**SUPPLIED INFORMATION**
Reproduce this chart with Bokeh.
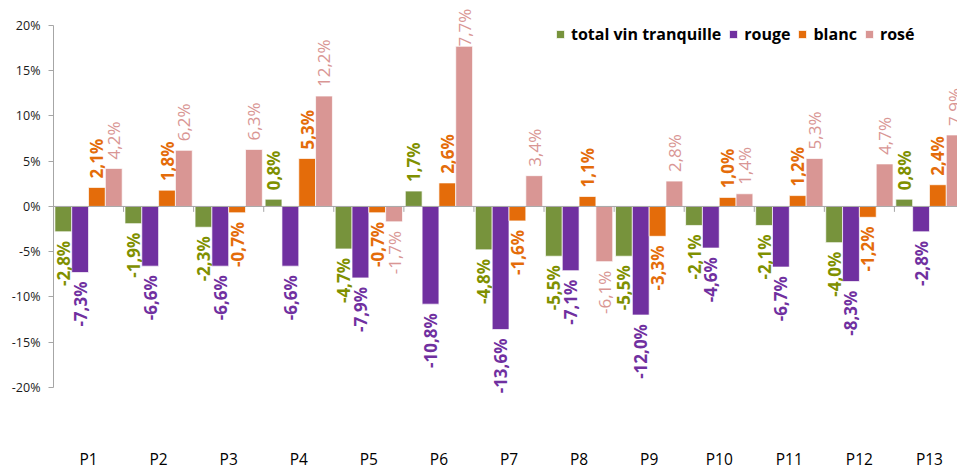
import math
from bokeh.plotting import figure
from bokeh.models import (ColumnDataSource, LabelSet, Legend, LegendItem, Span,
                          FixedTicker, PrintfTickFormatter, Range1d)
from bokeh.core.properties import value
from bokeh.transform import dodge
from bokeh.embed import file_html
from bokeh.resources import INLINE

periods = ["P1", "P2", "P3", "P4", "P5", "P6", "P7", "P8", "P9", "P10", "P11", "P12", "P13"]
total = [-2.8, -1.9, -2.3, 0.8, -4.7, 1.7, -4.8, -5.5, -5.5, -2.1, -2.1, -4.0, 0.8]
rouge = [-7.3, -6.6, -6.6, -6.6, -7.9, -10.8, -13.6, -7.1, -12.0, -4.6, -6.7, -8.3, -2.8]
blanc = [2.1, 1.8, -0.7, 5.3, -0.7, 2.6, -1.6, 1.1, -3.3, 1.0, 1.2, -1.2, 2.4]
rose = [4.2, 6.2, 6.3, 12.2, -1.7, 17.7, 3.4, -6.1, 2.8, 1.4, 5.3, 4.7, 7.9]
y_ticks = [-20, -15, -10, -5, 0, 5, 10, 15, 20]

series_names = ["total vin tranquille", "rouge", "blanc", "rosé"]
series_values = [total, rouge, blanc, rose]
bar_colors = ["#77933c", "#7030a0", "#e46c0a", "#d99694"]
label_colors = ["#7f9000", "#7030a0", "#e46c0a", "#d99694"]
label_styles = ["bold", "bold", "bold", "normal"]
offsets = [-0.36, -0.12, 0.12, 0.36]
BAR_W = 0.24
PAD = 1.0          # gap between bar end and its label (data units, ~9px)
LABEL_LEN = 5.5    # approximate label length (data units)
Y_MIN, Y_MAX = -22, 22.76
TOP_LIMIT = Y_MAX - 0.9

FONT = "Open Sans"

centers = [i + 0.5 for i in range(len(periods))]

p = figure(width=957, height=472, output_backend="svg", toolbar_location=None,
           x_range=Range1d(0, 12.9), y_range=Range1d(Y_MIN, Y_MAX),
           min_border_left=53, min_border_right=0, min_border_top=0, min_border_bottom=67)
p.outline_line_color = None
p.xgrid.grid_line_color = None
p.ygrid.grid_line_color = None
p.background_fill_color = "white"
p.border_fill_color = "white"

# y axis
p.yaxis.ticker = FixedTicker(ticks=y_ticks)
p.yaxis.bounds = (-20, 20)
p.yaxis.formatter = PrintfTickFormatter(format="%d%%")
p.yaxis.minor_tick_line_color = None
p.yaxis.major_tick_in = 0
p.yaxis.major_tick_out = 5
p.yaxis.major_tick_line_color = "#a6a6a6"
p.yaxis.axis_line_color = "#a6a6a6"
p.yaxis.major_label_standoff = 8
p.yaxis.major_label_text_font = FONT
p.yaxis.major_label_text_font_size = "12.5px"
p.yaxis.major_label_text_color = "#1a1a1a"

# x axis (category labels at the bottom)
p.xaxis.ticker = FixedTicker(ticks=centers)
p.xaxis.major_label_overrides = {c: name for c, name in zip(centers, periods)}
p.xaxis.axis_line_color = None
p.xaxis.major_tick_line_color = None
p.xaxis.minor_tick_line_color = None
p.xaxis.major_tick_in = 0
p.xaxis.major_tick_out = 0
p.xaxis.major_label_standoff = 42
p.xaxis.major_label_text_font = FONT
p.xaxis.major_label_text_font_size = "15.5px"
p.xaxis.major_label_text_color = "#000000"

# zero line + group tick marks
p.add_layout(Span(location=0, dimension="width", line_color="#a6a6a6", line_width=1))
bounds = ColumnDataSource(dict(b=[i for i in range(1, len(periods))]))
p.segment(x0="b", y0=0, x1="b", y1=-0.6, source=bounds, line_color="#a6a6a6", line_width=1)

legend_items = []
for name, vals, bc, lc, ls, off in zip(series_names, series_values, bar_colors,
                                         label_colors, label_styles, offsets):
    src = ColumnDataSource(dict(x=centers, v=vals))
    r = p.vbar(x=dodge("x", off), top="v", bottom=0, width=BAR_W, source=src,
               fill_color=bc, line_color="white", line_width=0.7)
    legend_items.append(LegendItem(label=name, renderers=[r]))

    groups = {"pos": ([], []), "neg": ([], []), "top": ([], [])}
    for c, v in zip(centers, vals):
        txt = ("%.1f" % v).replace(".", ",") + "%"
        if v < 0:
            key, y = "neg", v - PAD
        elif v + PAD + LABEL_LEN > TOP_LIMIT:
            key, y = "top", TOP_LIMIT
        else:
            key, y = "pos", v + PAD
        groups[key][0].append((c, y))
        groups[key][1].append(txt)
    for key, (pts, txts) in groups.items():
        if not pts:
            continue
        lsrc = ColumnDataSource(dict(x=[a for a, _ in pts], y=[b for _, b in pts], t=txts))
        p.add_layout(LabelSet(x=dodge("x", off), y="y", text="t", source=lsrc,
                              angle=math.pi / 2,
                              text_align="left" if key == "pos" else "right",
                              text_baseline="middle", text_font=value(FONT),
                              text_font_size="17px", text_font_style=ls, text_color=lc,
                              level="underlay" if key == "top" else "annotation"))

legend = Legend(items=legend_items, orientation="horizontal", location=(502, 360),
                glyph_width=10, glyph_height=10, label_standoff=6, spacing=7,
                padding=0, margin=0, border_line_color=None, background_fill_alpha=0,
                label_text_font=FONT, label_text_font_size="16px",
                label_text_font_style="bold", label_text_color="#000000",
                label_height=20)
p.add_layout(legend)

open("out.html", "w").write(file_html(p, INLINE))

**INSTRUCTIONS TO FOLLOW**
Return, unchanged, the lines from the first line of the material through the line that holds "from bokeh.resources import INLINE", inclusive, omitting pictures.

**TASK RESPONSE**
Reproduce this chart with Bokeh.
import math
from bokeh.plotting import figure
from bokeh.models import (ColumnDataSource, LabelSet, Legend, LegendItem, Span,
                          FixedTicker, PrintfTickFormatter, Range1d)
from bokeh.core.properties import value
from bokeh.transform import dodge
from bokeh.embed import file_html
from bokeh.resources import INLINE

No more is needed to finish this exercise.